End of Extremism and Al Shabab

The revolutions in Tunisia, Egypt and elsewhere in the Arab world have stolen the thunder from Militant Islamism represented by Al Qaeda, Somali Al Shabaab and others. The death of Mohamed Bouazizi, the young Tunisian street vender that sparked Arab revolutions, had also toppled the wobbly house of extremism. The beleaguered people of the Muslim world have found a peaceful and civilized way to express their grievances and reclaim their rights without denigrating the great religion of Islam and without sending fearful and hollow religious slogans to the outside world. People have recognized their needs are basic and worldly and not grand and heavenly. Arab youth-driven revolutions have signed the death of Al Qaeda, Al Shabab and the much hyped argument of the Clash of Civilizations. Al Shabab will soon be in the dustbin of history but they should not be allowed to get away with the crimes they committed, the hundreds of people they maimed, killed and the millions of mothers and children they deprived of their livelihoods and made them to live in hell.
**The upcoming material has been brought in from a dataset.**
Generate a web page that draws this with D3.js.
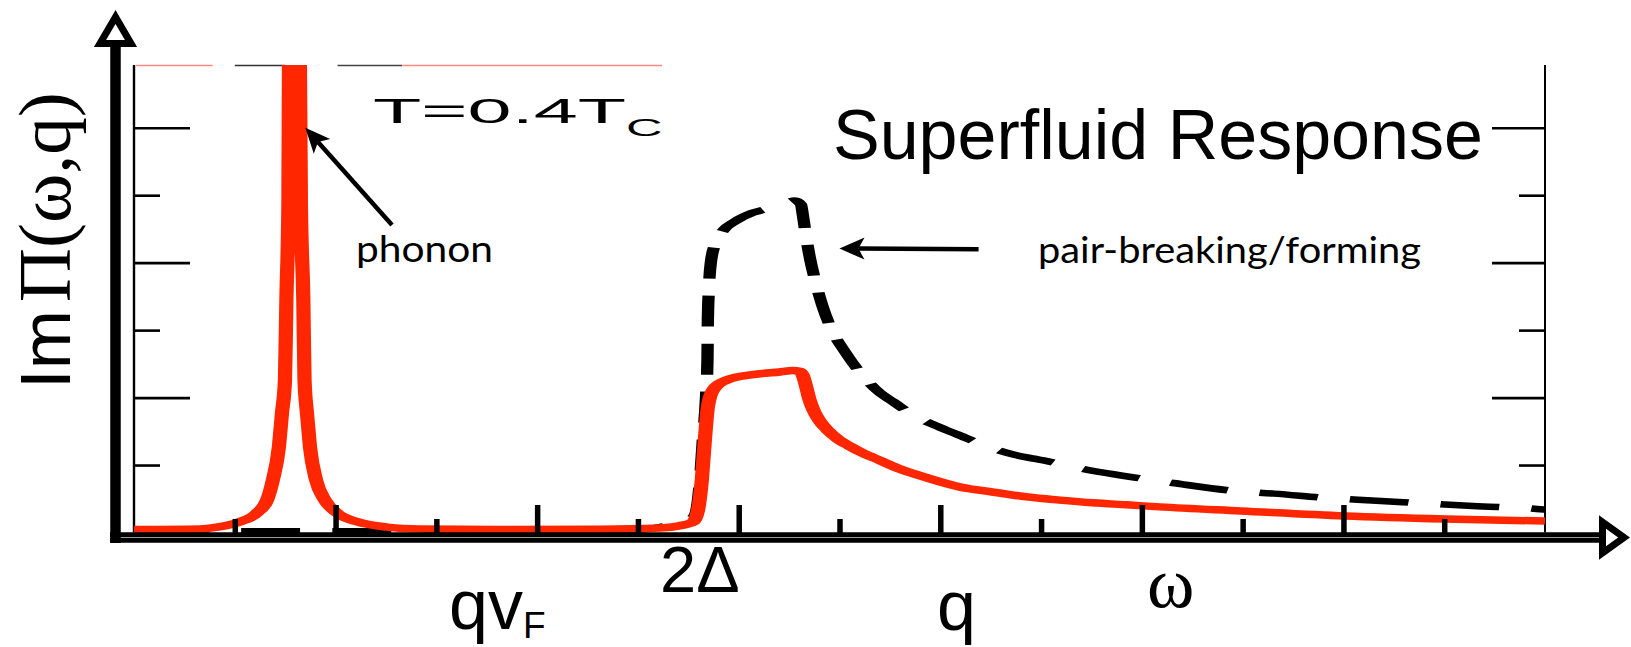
<!DOCTYPE html>
<html>
<head>
<meta charset="utf-8">
<script src="https://cdn.jsdelivr.net/npm/d3@7/dist/d3.min.js"></script>
<style>
  html, body { margin: 0; padding: 0; background: #fff; }
  svg { display: block; }
</style>
</head>
<body>
<svg id="chart" width="1631" height="647"></svg>
<script>
// Im Π(ω,q) of the superfluid at T = 0.4 Tc (solid red) and the
// pair-breaking/forming continuum without the phonon (dashed black).
// x: frequency in axis-tick units, y: response in axis-tick units.
const superfluidResponse = [
  [0.000, 0.045], [0.327, 0.052], [0.412, 0.080], [0.526, 0.160], [0.610, 0.290],
  [0.660, 0.480], [0.689, 0.780], [0.719, 1.270], [0.734, 1.770], [0.749, 2.260],
  [0.756, 3.450], [0.766, 4.860], [0.769, 6.930], [0.796, 9.500], [0.823, 6.930],
  [0.828, 4.860], [0.840, 3.450], [0.846, 2.260], [0.858, 1.770], [0.873, 1.270],
  [0.903, 0.780], [0.947, 0.480], [1.007, 0.290], [1.106, 0.160], [1.255, 0.080],
  [1.419, 0.052], [1.815, 0.046], [2.312, 0.048], [2.609, 0.065], [2.708, 0.100],
  [2.773, 0.156], [2.798, 0.330], [2.817, 0.780], [2.832, 1.370], [2.847, 1.860],
  [2.872, 2.110], [2.941, 2.260], [3.070, 2.340], [3.204, 2.380], [3.269, 2.400],
  [3.300, 2.390], [3.318, 2.330], [3.333, 2.180], [3.350, 1.980], [3.370, 1.820],
  [3.400, 1.660], [3.440, 1.520], [3.490, 1.390], [3.550, 1.280], [3.620, 1.170],
  [3.700, 1.070], [3.800, 0.940], [3.934, 0.810], [4.097, 0.675], [4.261, 0.600],
  [4.430, 0.527], [4.593, 0.480], [4.757, 0.440], [4.926, 0.410], [5.089, 0.380],
  [5.491, 0.320], [6.007, 0.245], [6.508, 0.200], [7.000, 0.170]
];

const pairContinuum = [
  [0.000, 0.020], [1.000, 0.020], [2.000, 0.025], [2.500, 0.045], [2.610, 0.080],
  [2.690, 0.130], [2.723, 0.160], [2.760, 0.200], [2.783, 0.260], [2.808, 0.780],
  [2.822, 1.370], [2.837, 1.970], [2.845, 2.560], [2.847, 3.150], [2.852, 3.600],
  [2.862, 4.010], [2.887, 4.300], [2.927, 4.490], [2.981, 4.610], [3.070, 4.740],
  [3.155, 4.810], [3.239, 4.890], [3.279, 4.920], [3.309, 4.860], [3.318, 4.710],
  [3.333, 4.410], [3.353, 4.070], [3.378, 3.750], [3.413, 3.380], [3.462, 3.000],
  [3.527, 2.680], [3.611, 2.340], [3.700, 2.070], [3.765, 1.940], [3.864, 1.740],
  [3.973, 1.590], [4.087, 1.450], [4.236, 1.270], [4.370, 1.150], [4.509, 1.070],
  [4.683, 0.957], [4.975, 0.810], [5.154, 0.734], [5.461, 0.616], [5.655, 0.576],
  [5.952, 0.505], [6.141, 0.475], [6.453, 0.423], [6.642, 0.393], [6.959, 0.349],
  [7.000, 0.340]
];

const xMajorTicks = [1, 2, 3, 4, 5, 6];
const xMinorTicks = [0.5, 1.5, 2.5, 3.5, 4.5, 5.5, 6.5];
const yMajorTicks = [2, 4, 6];
const yMinorTicks = [1, 3, 5];
const xDomain = [0, 7];
const yDomain = [0, 6.93];

const RED = "#ff2600";
const svg = d3.select("#chart");

const frame = { left: 134, right: 1545, top: 65, bottom: 532.5 };
// the plot panel is drawn horizontally stretched
const stretch = 1.9;

const x = d3.scaleLinear().domain(xDomain).range([frame.left, frame.right]);
const xLocal = d3.scaleLinear().domain(xDomain).range([0, (frame.right - frame.left) / stretch]);
const y = d3.scaleLinear().domain(yDomain).range([frame.bottom, frame.top]);

const defs = svg.append("defs");
defs.append("clipPath").attr("id", "panel-clip")
  .append("rect")
  .attr("x", 0).attr("y", frame.top)
  .attr("width", (frame.right - frame.left) / stretch)
  .attr("height", 480);

// ---- panel frame ----
svg.append("line")
  .attr("x1", frame.left).attr("x2", frame.left)
  .attr("y1", frame.top).attr("y2", frame.bottom)
  .attr("stroke", "#000").attr("stroke-width", 2.4);
svg.append("line")
  .attr("x1", frame.right).attr("x2", frame.right)
  .attr("y1", frame.top).attr("y2", frame.bottom)
  .attr("stroke", "#000").attr("stroke-width", 2);

// top edge of the frame, only partly drawn
const topEdge = [
  { a: 0.01, b: 0.39, c: "#ff8a80" },
  { a: 0.50, b: 0.75, c: "#333" },
  { a: 1.01, b: 1.33, c: "#444" },
  { a: 1.33, b: 2.62, c: "#ff8a80" }
];
svg.append("g").selectAll("line").data(topEdge).join("line")
  .attr("x1", d => x(d.a)).attr("x2", d => x(d.b))
  .attr("y1", frame.top + 0.5).attr("y2", frame.top + 0.5)
  .attr("stroke", d => d.c).attr("stroke-width", 1.4);

// ---- curves ----
const panel = svg.append("g")
  .attr("transform", `translate(${frame.left},0) scale(${stretch},1)`);

const line = d3.line()
  .x(d => xLocal(d[0]))
  .y(d => y(d[1]))
  .curve(d3.curveMonotoneX);

panel.append("path")
  .datum(pairContinuum)
  .attr("clip-path", "url(#panel-clip)")
  .attr("d", line)
  .attr("fill", "none")
  .attr("stroke", "#000")
  .attr("stroke-width", 6.5)
  .attr("stroke-dasharray", "31,17")
  .attr("stroke-dashoffset", 39.6);

panel.append("path")
  .datum(superfluidResponse)
  .attr("clip-path", "url(#panel-clip)")
  .attr("d", line)
  .attr("fill", "none")
  .attr("stroke", RED)
  .attr("stroke-width", 7.5)
  .attr("stroke-linejoin", "round");

// ---- ticks ----
function styleTicks(g, w) {
  g.select(".domain").remove();
  g.selectAll(".tick line").attr("stroke", "#000").attr("stroke-width", w);
  g.selectAll(".tick text").remove();
}
const xAxisY = 533;
svg.append("g").attr("transform", `translate(0,${xAxisY})`)
  .call(d3.axisTop(x).tickValues(xMajorTicks).tickSize(28).tickFormat(""))
  .call(g => styleTicks(g, 5.5));
svg.append("g").attr("transform", `translate(0,${xAxisY})`)
  .call(d3.axisTop(x).tickValues(xMinorTicks).tickSize(14).tickFormat(""))
  .call(g => styleTicks(g, 5.5));

svg.append("g").attr("transform", `translate(${frame.left},0)`)
  .call(d3.axisRight(y).tickValues(yMajorTicks).tickSize(56).tickFormat(""))
  .call(g => styleTicks(g, 2.6));
svg.append("g").attr("transform", `translate(${frame.left},0)`)
  .call(d3.axisRight(y).tickValues(yMinorTicks).tickSize(26).tickFormat(""))
  .call(g => styleTicks(g, 2.6));
svg.append("g").attr("transform", `translate(${frame.right},0)`)
  .call(d3.axisLeft(y).tickValues(yMajorTicks).tickSize(53).tickFormat(""))
  .call(g => styleTicks(g, 2.6));
svg.append("g").attr("transform", `translate(${frame.right},0)`)
  .call(d3.axisLeft(y).tickValues(yMinorTicks).tickSize(26).tickFormat(""))
  .call(g => styleTicks(g, 2.6));

// ---- thick axis arrows ----
svg.append("line")
  .attr("x1", 110).attr("x2", 1603).attr("y1", 537.5).attr("y2", 537.5)
  .attr("stroke", "#000").attr("stroke-width", 10.5);
svg.append("line")
  .attr("x1", 110).attr("x2", 1600).attr("y1", 537.5).attr("y2", 537.5)
  .attr("stroke", "#9a9a9a").attr("stroke-width", 1.2);
svg.append("line")
  .attr("x1", 115.5).attr("x2", 115.5).attr("y1", 44).attr("y2", 543)
  .attr("stroke", "#000").attr("stroke-width", 10.5);

svg.append("path")
  .attr("d", "M115.5,17 L100,43.5 L131,43.5 Z")
  .attr("fill", "#fff").attr("stroke", "#000")
  .attr("stroke-width", 7).attr("stroke-linejoin", "miter").attr("stroke-miterlimit", 10);
svg.append("path")
  .attr("d", "M1602.5,522 L1624,537.5 L1602.5,553 Z")
  .attr("fill", "#fff").attr("stroke", "#000")
  .attr("stroke-width", 7).attr("stroke-linejoin", "miter").attr("stroke-miterlimit", 10);

// ---- annotation arrows (positions in data units) ----
function arrow(from, to) {
  const x1 = x(from[0]), y1 = y(from[1]), x2 = x(to[0]), y2 = y(to[1]);
  const len = Math.hypot(x2 - x1, y2 - y1);
  const ux = (x2 - x1) / len, uy = (y2 - y1) / len;
  const nx = -uy, ny = ux;
  const L = 25, H = 11, notch = 6;
  const bx = x2 - L * ux, by = y2 - L * uy;
  const mx = x2 - (L - notch) * ux, my = y2 - (L - notch) * uy;
  svg.append("line")
    .attr("x1", x1).attr("y1", y1).attr("x2", mx).attr("y2", my)
    .attr("stroke", "#000").attr("stroke-width", 4.5);
  svg.append("path")
    .attr("d", `M${x2},${y2} L${bx + H * nx},${by + H * ny} L${mx},${my} L${bx - H * nx},${by - H * ny} Z`)
    .attr("fill", "#000");
}
arrow([1.28, 4.56], [0.85, 6.0]);
arrow([4.19, 4.20], [3.50, 4.21]);

// ---- text ----
const sans = "'Liberation Sans', Arial, Helvetica, sans-serif";
const serif = "'Liberation Serif', 'Times New Roman', serif";
const humanist = "Lato, 'Open Sans', sans-serif";

// y-axis title
const yTitle = svg.append("text")
  .attr("transform", "translate(70,389) rotate(-90)")
  .attr("fill", "#000");
yTitle.append("tspan").attr("font-family", sans).attr("font-size", 71).text("Im");
yTitle.append("tspan").attr("font-family", serif).attr("font-size", 75).attr("dx", 8).text("Π(ω,q)");

// temperature label, horizontally stretched like the panel
const tLabel = svg.append("text")
  .attr("transform", "translate(373,122.5) scale(2.2,1)")
  .attr("font-family", sans).attr("font-size", 36).attr("fill", "#000");
tLabel.append("tspan").text("T=0.4T");
tLabel.append("tspan").attr("font-size", 23).attr("dy", 13.5).text("C");

svg.append("text")
  .attr("x", 833).attr("y", 159)
  .attr("font-family", sans).attr("font-size", 70).attr("fill", "#000")
  .text("Superfluid Response");

svg.append("text")
  .attr("x", 356).attr("y", 262)
  .attr("font-family", humanist).attr("font-size", 37).attr("fill", "#000")
  .attr("textLength", 137).attr("lengthAdjust", "spacingAndGlyphs")
  .text("phonon");

svg.append("text")
  .attr("x", 1038).attr("y", 263)
  .attr("font-family", humanist).attr("font-size", 37).attr("fill", "#000")
  .attr("textLength", 383).attr("lengthAdjust", "spacingAndGlyphs")
  .text("pair-breaking/forming");

// x-axis annotations
svg.append("text")
  .attr("x", 660).attr("y", 592)
  .attr("font-family", sans).attr("font-size", 65).attr("fill", "#000")
  .text("2Δ");

const qv = svg.append("text")
  .attr("x", 449).attr("y", 629)
  .attr("font-family", sans).attr("font-size", 70).attr("fill", "#000");
qv.append("tspan").text("qv");
qv.append("tspan").attr("font-size", 37).attr("dy", 9).text("F");

svg.append("text")
  .attr("x", 937).attr("y", 630)
  .attr("font-family", sans).attr("font-size", 70).attr("fill", "#000")
  .text("q");

svg.append("text")
  .attr("x", 1147).attr("y", 607)
  .attr("font-family", serif).attr("font-size", 72).attr("fill", "#000")
  .text("ω");
</script>
</body>
</html>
They should face their fate in the International Criminal Court (ICC).

It is time that the educated, modern, cultured and nationalist Somali youth begin to restore the pride of the Somali nation. I know we have plenty of you who are better connected and pained by the plight of your people back home. All you need is to get a collective voice and it is about time that you should have it. You should not allow retired politicians and the cowardly Somali intellectuals who preferred to keep silent about Al Shabab’s crimes dictate your future. As I said it before in an appeal I addressed to the youth long before the Tunisian revolt and I repeat it again, your people are looking to you to salvage their once proud homeland by employing your brains, your pens and your laptops in building a proud new nation and not by wasting your time and energy in seeking to change men’s beards and women’s bras.